With the entrance of the United States into World War II, a massive American patriotism arose. Patriotic songs were written, scrap metal drives were held to obtain supplies for production, women canned fresh foods from their “victory gardens” to use as rations for soldiers. However, video footage of the fighting that was being shown in America was intensely disheartening, showing images of dead Americans and soldiers bleeding on the ground. American people felt that America was losing the war, and that their sons, husbands, brothers were dying for nothing. So, when the picture of John “Doc” Bradley, Ira Hayes, Rene Gagnon, Harlan Block, Franklin Sousley, and Mike Strank raising an American flag in Iwo Jima turned up in newspapers across the U.S., it did not matter that the flag was a replacement, it sang of hope: hope in American soldiers and hope that the United States could rise from the ashes of the war, triumphant. The photograph meant celebrity for the two living Marines and the one Corpsman from the picture. In Flags of Our Fathers, Ira, Rene, and Doc are flown home from Iwo Jima, while the war is still raging, to tour America, asking people to buy war bonds for the war effort. This tour was extremely successful, demonstrating the patriotism of the American people and their willingness to sacrifice for the war (Eastwood, 2006).

The film Flags of Our Fathers is told during the flag raiser’s tour of America, and through their flashbacks to their time at Iwo Jima only months before. The film captures Ira, Doc, and Rene’s feelings concerning the war in vivid detail. Each handles coming home differently. Rene basks in the media’s attention, Doc is quiet and solemn, and Ira drinks away his pain. All three are in mourning for friends lost in the war. The pain of these losses is worsened as the three “heroes” are used for publicity, forced to point out friends who are dead from the famous picture, forced to dress in their uniforms, climb a papier-mâché rock, and plant a flag. They are even told to “…try to stand how you stood the first time you planted it. Just, you know, pretend the other three guys are with you.” (Eastwood, 2006). On the battlefield, Doc, Rene, and Ira saw their friends suffer and die, and no one understands how painful it is for them to pretend to be heroes when they feel they are anything but. “I can't take them calling me a hero. All I did was try not to get shot. Some of the things I saw done, things I did, they weren't things to be proud of, you know? Mike... Mike was a hero… . Best Marine I ever met.” (Eastwood, 2006). In these words, Ira demonstrates how all his fellow Marines felt. They were fighting to save their buddies. Some had done horrible things in the process. They never wanted to come home and be called heroes while their friends lay dead in body bags, they simply wanted to survive the war, and forget about its horrors.

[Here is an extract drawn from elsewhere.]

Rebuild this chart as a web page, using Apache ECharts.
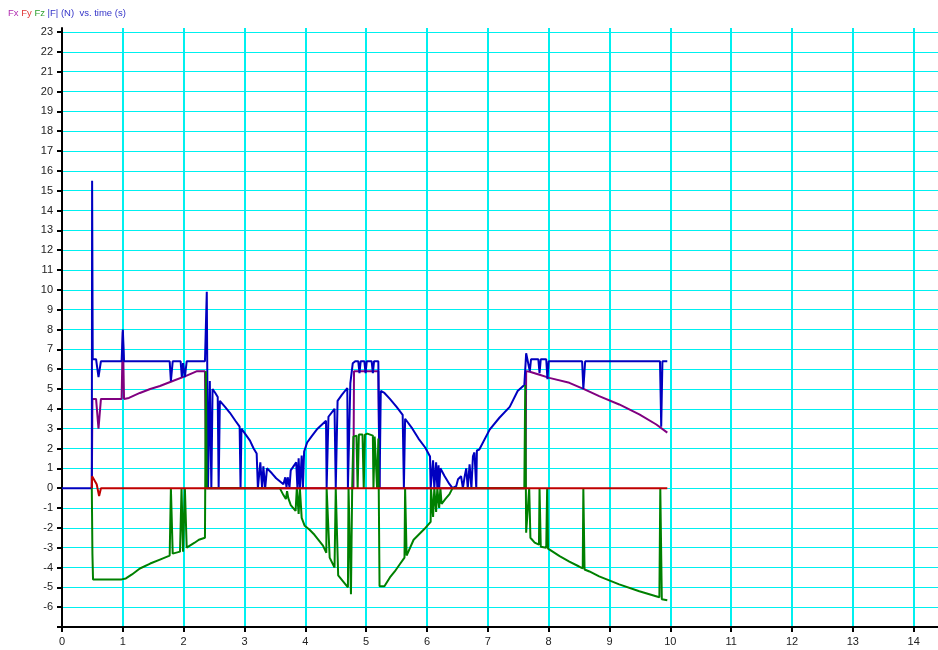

These sentiments where felt by many soldiers returning from World War II. The pain, guilt, and grief felt by soldiers returning from war was palpable in the three main characters of Flags of Our Fathers (Eastwood, 2006).

In the closing lines of Flags of Our Fathers, James Bradley, Doc’s son and one of the narrators of the film, says “Maybe there's no such thing as heroes… . I finally came to understand why they [the flag raisers] were so uncomfortable being called heroes. Heroes are something we create, something we need. It's a way for us to understand what's almost incomprehensible: how people could sacrifice so much for us. But for my dad and these men, the risks they took, the wounds they suffered, they did that for their buddies. They may have fought for their country but they died for their friends. For the man in front, for the man beside him…” (Eastwood, 2006). It is this truth that makes Flags of Our Fathers such a masterpiece. The Marines at Iwo Jima may have fought in trenches with new weaponry and technology, but it was the patriotism of their people, and their love for their friends, that won the U.S. Marines their battle in Iwo Jima, and that eventually won the United States of America the war (Eastwood, 2006).

References

Eastwood, C. (Producer/Director). (2006). Flags of Our Fathers [Motion Picture].